Nobel Laureate Outlines U.S. Challenges in the Middle East

In describing a Middle East ruled by undemocratic governments that violate human rights, Iranian Nobel laureate Shirin Ebadi told a College audience that U.S. foreign policy often contributes to the region’s negative status quo.

Ebadi (left) met with students, including freshmen Quincy Adamo and Jessica Bhullar.

“Many of the undemocratic countries of the Middle East are old allies of the United States,” said Ebadi, a human rights lawyer who won the 2003 Nobel Peace Prize for work on behalf of women and children in Iran.

Ebadi’s Oct. 14 speech in the Soda Center was delivered in Farsi and translated into English by SMC political science instructor Banafsheh Keynoush.

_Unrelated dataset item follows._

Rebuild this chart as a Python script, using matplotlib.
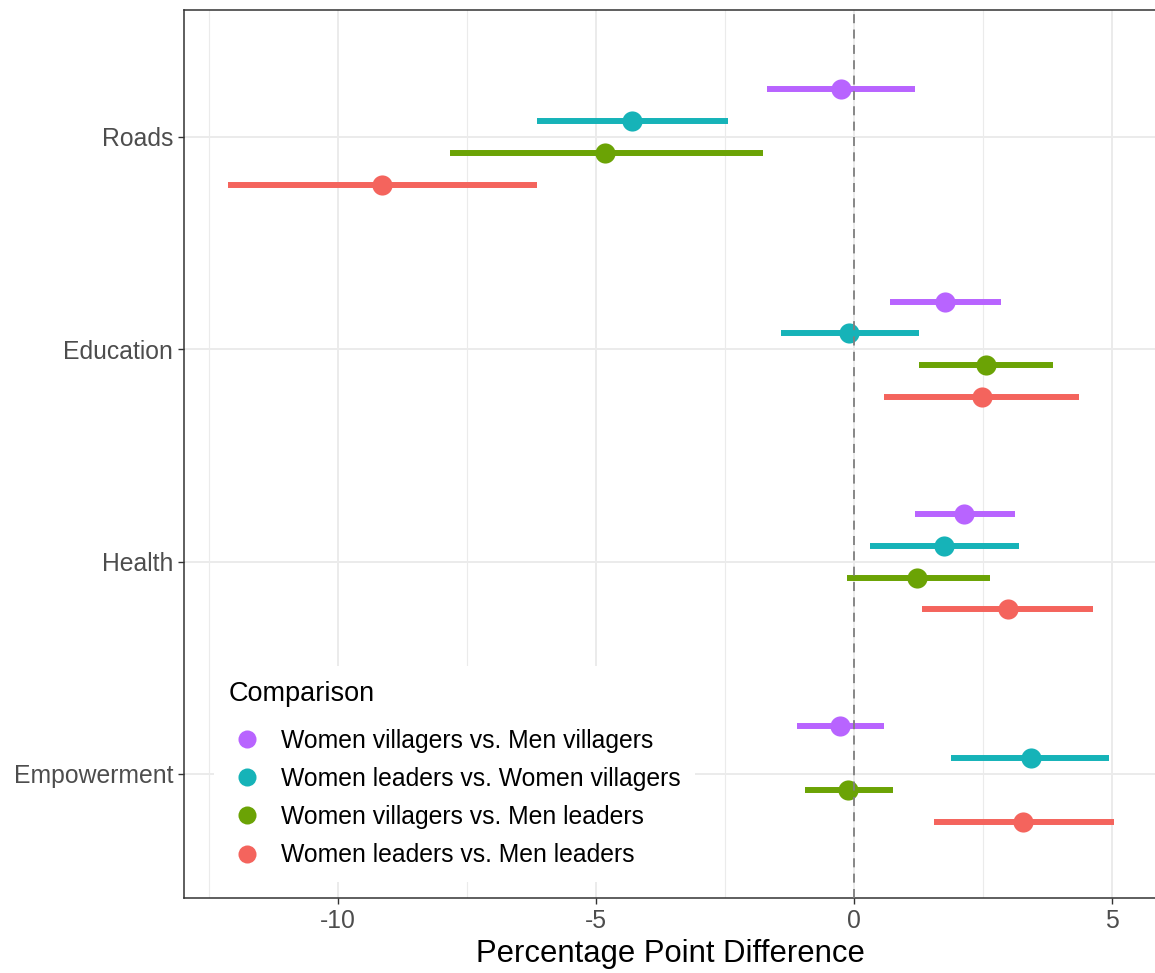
import numpy as np
import matplotlib.pyplot as plt
from matplotlib.lines import Line2D

plt.rcParams['font.family'] = ['Liberation Sans', 'DejaVu Sans']

outcomes = ['Roads', 'Education', 'Health', 'Empowerment']
comparisons = ['Women villagers vs. Men villagers',
               'Women leaders vs. Women villagers',
               'Women villagers vs. Men leaders',
               'Women leaders vs. Men leaders']
colors = ['#B864FF', '#16B3B8', '#6BA305', '#F4645D']

# point estimates and 95% CI bounds, one list per comparison (order = outcomes)
wv_mv_est = [-0.25, 1.77, 2.12, -0.27]
wv_mv_lo = [-1.69, 0.70, 1.17, -1.11]
wv_mv_hi = [1.18, 2.85, 3.11, 0.58]

wl_wv_est = [-4.31, -0.10, 1.75, 3.42]
wl_wv_lo = [-6.14, -1.42, 0.31, 1.88]
wl_wv_hi = [-2.45, 1.26, 3.20, 4.93]

wv_ml_est = [-4.82, 2.56, 1.22, -0.12]
wv_ml_lo = [-7.84, 1.26, -0.14, -0.95]
wv_ml_hi = [-1.77, 3.86, 2.64, 0.76]

wl_ml_est = [-9.15, 2.47, 2.99, 3.28]
wl_ml_lo = [-12.14, 0.58, 1.32, 1.55]
wl_ml_hi = [-6.14, 4.35, 4.62, 5.03]

est = [wv_mv_est, wl_wv_est, wv_ml_est, wl_ml_est]
lo = [wv_mv_lo, wl_wv_lo, wv_ml_lo, wl_ml_lo]
hi = [wv_mv_hi, wl_wv_hi, wv_ml_hi, wl_ml_hi]

dodge = [-0.225, -0.075, 0.075, 0.225]

fig = plt.figure(figsize=(11.55, 9.73), dpi=100)
ax = fig.add_axes([0.1593, 0.0771, 0.8420, 0.9126])

ypos = np.arange(len(outcomes))
for j in range(len(comparisons)):
    y = ypos + dodge[j]
    ax.hlines(y, lo[j], hi[j], color=colors[j], lw=4.3, zorder=3)
    ax.plot(est[j], y, 'o', color=colors[j], ms=14.5, mec='none', zorder=3)

ax.axvline(0, color='#7F7F7F', lw=1.3, ls=(0, (5, 3.5)), zorder=4)

ax.set_xlim(-12.99, 5.86)
ax.set_ylim(3.584, -0.598)
ax.set_xticks([-10, -5, 0, 5])
ax.set_xticklabels(['-10', '-5', '0', '5'])
ax.set_xticks([-12.5, -7.5, -2.5, 2.5], minor=True)
ax.set_yticks(ypos)
ax.set_yticklabels(outcomes)

ax.grid(which='major', color='#EBEBEB', lw=1.4, zorder=0)
ax.grid(which='minor', axis='x', color='#EBEBEB', lw=0.8, zorder=0)
ax.set_axisbelow(True)
ax.tick_params(which='major', length=4.3, width=1.0, color='#333333',
               labelsize=17.8, labelcolor='#4D4D4D', pad=3.6)
ax.tick_params(which='minor', length=0)
for s in ax.spines.values():
    s.set_color('#333333')
    s.set_linewidth(1.1)
ax.spines['right'].set_visible(False)

ax.set_xlabel('Percentage Point Difference', fontsize=22.3, labelpad=4)

handles = [Line2D([], [], marker='o', ls='none', color=c, ms=13, mec='none')
           for c in colors]
leg = ax.legend(handles, comparisons, title='Comparison', loc='lower left',
                bbox_to_anchor=(0.0306, 0.018), borderaxespad=0,
                fontsize=17.8, title_fontsize=19.5, alignment='left',
                frameon=True, fancybox=False, edgecolor='none',
                facecolor='white', framealpha=1, labelspacing=0.57,
                handletextpad=0.6, handlelength=1.5, borderpad=0.6)
# a bit more room between the title and the first key
leg._legend_box.sep = 15.9
leg.set_zorder(5)

fig.savefig('out.png', dpi=100)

Ebadi challenged a central tenet of recent U.S. Middle East policy: the notion that democracy can be promoted through military means. She said the approach has failed in Iraq and is bound to fail in other countries.

“Democracy is not a gift to be given out to a nation. Democracy cannot be dropped through cluster bombs over nations,” she said. “Democracy is a historical process that must mature.”

The first Muslim woman to win a Nobel Peace Prize, Ebadi noted that women’s organizations contribute significantly to progressive reforms throughout the Middle East.

“The role of women in promoting peace and democracy in the region is arguably more important than the role played by men because of their influence over their children in teaching the benefits of human rights for future generations.”

Ebadi continues to work in Tehran, where she represents women and religious minorities in cases against the government. She said Iranians want to fix problems in the country, but insisted that change needs to come from the Iranian people and not through a U.S. invasion.

“We love Iran and will not allow Iran to be attacked or bombarded. We will not allow it to turn into a second Iraq.”